Consequently, branch rights supplement constitutional rights also because they are meant to fully cover a person's legal capacity in all areas of social relations, are progressing in parallel and independently of constitutional rights.

In other words, the ratio is not a ratio of whole and part, since both the basic and the rights established by the rules of the branches of law are independent. The correlation between these two groups of rights is that basic rights determine the content and main role not only of a particular right but also of the entire human rights system. Basic rights are rights that belong not to a particular group of people, but to each person. Therefore, we can say with confidence that basic rights are not only constitutional but also subjective rights.

Conclusions

Summing up the results of explored issues and considering the fundamental rights as a dynamic phenomenon of the philosophy of law, we conclude that it is necessary to consider the rights of the individual, based on the combination of social conditions in this society and the state and the legal norms built on their basis. Social opportunities for a person enshrined by the state in the Constitution and laws become legal requirements that are subject to the protection (guarantee) of the state.
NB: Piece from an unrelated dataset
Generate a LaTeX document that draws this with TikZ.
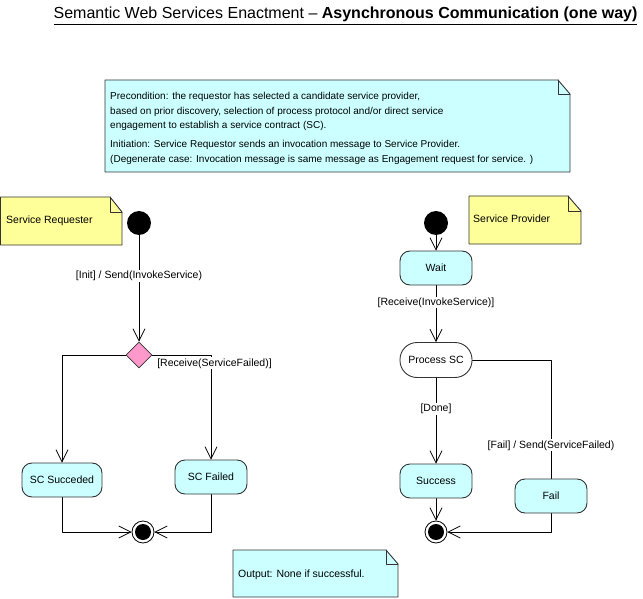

Moreover, human rights are an opportunity to determine the extent of one's own behaviour. As a result of our research, we have come to the simple conclusion, that if a specific fundamental human right is not enshrined in the Constitution of a state, then it must be recognized in that state, regardless of its constitutional provision.

It is obvious that basic human rights are the inalienable, socially necessary opportunities guaranteed by the government, to freely, consciously and responsibly possess the vital material and spiritual goods.